While it is up to the legislature to enact the law, the court has the final say as to whether any law enacted is unconstitutional.  It is rare for a court to strike down a law as unconstitutional, especially as relates to economic and social policies such as regulation of rental housing, and the legislature is entitled to a high degree of deference in this area.  Nevertheless, in these cases, a bare majority of the court chose to exercise their judicial authority to declare these laws unconstitutional as to past overcharges.

Who Is Affected?

The Regina decision affects all tenants who believe they were overcharged at any time prior to June 14, 2019.  The affected tenants include so-called “Roberts” tenants who occupy units that were unlawfully deregulated while the landlord was receiving J-51 tax benefits, as well as all other tenants occupying apartments that were unlawfully deregulated, as well as tenants with unexplained increases in their apartments’ rental history or other questionable rental history records.

Tenants who have filed claims of overcharge, or are thinking of filing claims of rent overcharge, as to overcharges collected prior to June 14, 2019, will only be able to recover refunds dating from four years prior to the date their claims are formally filed (or the “base date”); they will only be able to collect treble damages dating from two years prior to the date their claims are formally filed; and in many cases they will not be permitted to examine the rental histories of their apartments more than four years prior to the date their claims are filed.
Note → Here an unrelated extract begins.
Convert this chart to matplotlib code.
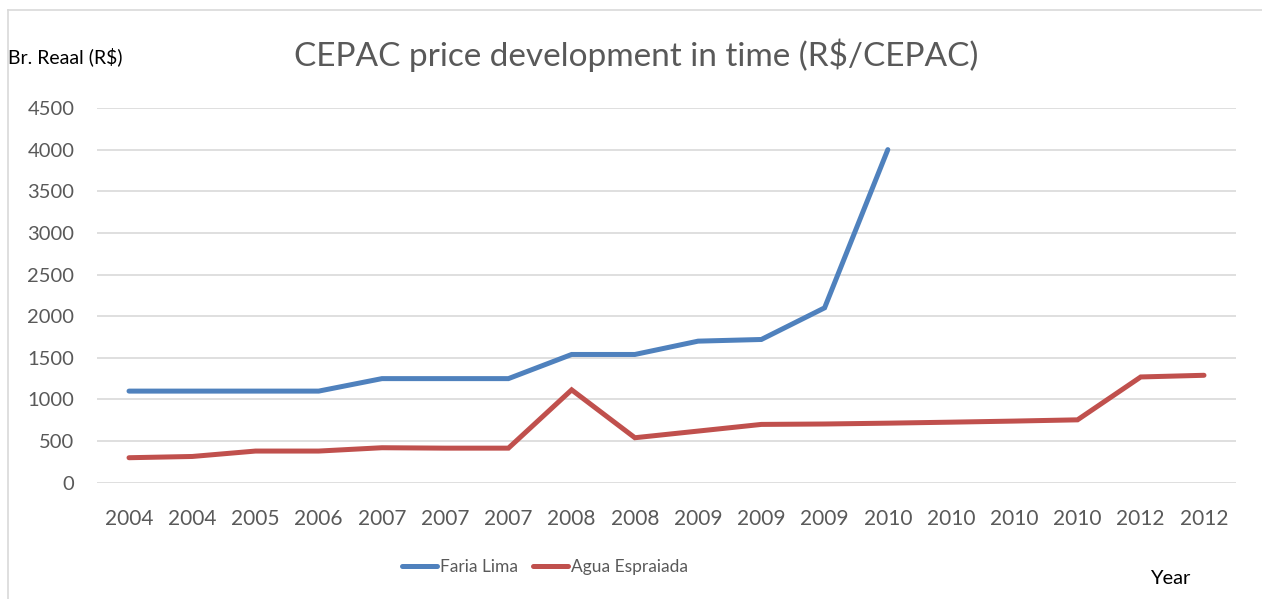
import matplotlib
matplotlib.use("Agg")
import matplotlib.pyplot as plt
from matplotlib.lines import Line2D

plt.rcParams['font.family'] = ['Lato', 'DejaVu Sans']

year_labels = ["2004", "2004", "2005", "2006", "2007", "2007", "2007", "2008", "2008",
               "2009", "2009", "2009", "2010", "2010", "2010", "2010", "2012", "2012"]
faria_lima = [1100, 1100, 1100, 1100, 1250, 1250, 1250, 1540, 1540, 1700, 1720, 2100, 4000]
agua_espraiada = [300, 315, 380, 380, 420, 415, 415, 1115, 540, 620, 700, 705, 715, 727,
                  740, 755, 1270, 1290]
y_ticks = [0, 500, 1000, 1500, 2000, 2500, 3000, 3500, 4000, 4500]

W, H = 1262, 599
fig = plt.figure(figsize=(W / 100, H / 100), dpi=100)
ax = fig.add_axes([97.4 / W, 1 - 482.7 / H, (1235.6 - 97.4) / W, (482.7 - 108) / H])

grey = "#595959"
blue = "#4f81bd"
red = "#c0504d"

ax.plot(range(len(faria_lima)), faria_lima, color=blue, lw=3.6, solid_capstyle='round',
        solid_joinstyle='miter', label="Faria Lima")
ax.plot(range(len(agua_espraiada)), agua_espraiada, color=red, lw=3.6, solid_capstyle='round',
        solid_joinstyle='miter', label="Agua Espraiada")

ax.set_xlim(-0.5, len(year_labels) - 0.5)
ax.set_ylim(0, 4500)
ax.set_yticks(y_ticks)
ax.set_xticks(range(len(year_labels)))
ax.set_xticklabels(year_labels)
ax.grid(axis='y', color="#d9d9d9", lw=1.2)
ax.set_axisbelow(True)
for s in ax.spines.values():
    s.set_visible(False)
ax.tick_params(axis='both', length=0, labelsize=14.5, labelcolor=grey)
ax.tick_params(axis='x', labelsize=15)
ax.tick_params(axis='y', pad=16.5)
ax.tick_params(axis='x', pad=19)

fig.text(636 / W, 1 - 55 / H, "CEPAC price development in time (R$/CEPAC)",
         ha='center', va='center', fontsize=24, color=grey)
fig.text(8 / W, 1 - 57 / H, "Br. Reaal (R$)", ha='left', va='center', fontsize=14, color='black')
fig.text(1170 / W, 1 - 579 / H, "Year", ha='center', va='center', fontsize=14.5, color='black')

handles = [Line2D([], [], color=blue, lw=3.6, solid_capstyle='round'),
           Line2D([], [], color=red, lw=3.6, solid_capstyle='round')]
leg = fig.legend(handles, ["Faria Lima", "Agua Espraiada"], loc='center',
                 bbox_to_anchor=(545 / W, 1 - 567 / H), ncol=2, frameon=False,
                 fontsize=12.5, handlelength=2.0, handletextpad=0.15, columnspacing=0.9)
for t in leg.get_texts():
    t.set_color(grey)

# chart border (partially visible frame)
fig.add_artist(Line2D([8 / W, 1], [1 - 10 / H, 1 - 10 / H], color="#d9d9d9", lw=1.2,
                      transform=fig.transFigure))
fig.add_artist(Line2D([8 / W, 8 / W], [1 - 10 / H, 0], color="#d9d9d9", lw=1.2,
                      transform=fig.transFigure))

fig.savefig("out.png", dpi=100)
Tenants who were overcharged prior to June 14, 2019 will still have the right to review their rental histories more than four years prior to the date their claims are filed for the purpose of proving that the landlord committed fraud or engaged in a fraudulent scheme to deregulate their apartments and in those instances where fraud is found, base date rents may be calculated using the “default” formula rather than the rent being charged on the base date.

Thus, tenants and their attorneys who see questionable rental history information dating more than four years ago will have to examine their records carefully for evidence of fraud.  HMGJ attorneys have been successful a number of times in convincing the courts that a tenant’s rental history was unreliable because the landlord engaged in a fraudulent scheme.

What Happens Next

The Regina decision does not apply to overcharges collected after June 14, 2019. As to overcharges collected after June 14, 2019 the HSTPA overcharge provisions described above are fully applicable. Also, the Regina decision seems to keep in place a portion of the HSTPA which states that a tenant who has been overcharged “shall” be awarded their attorneys’ fees, even as to overcharges collected prior to June 14, 2019.

The Regina decision does not apply to so called “status” claims – in other words, claims that tenants are covered by rent stabilization.  Status claims have not been, and still are not, barred by any statute of limitations or period of review.

The Regina decision also does not affect the well-established rule that a DHCR rent reduction order issued more than four years prior to the date a legal claim is filed may still be considered, because the order is still in effect and is therefore part of the rental record that can be reviewed.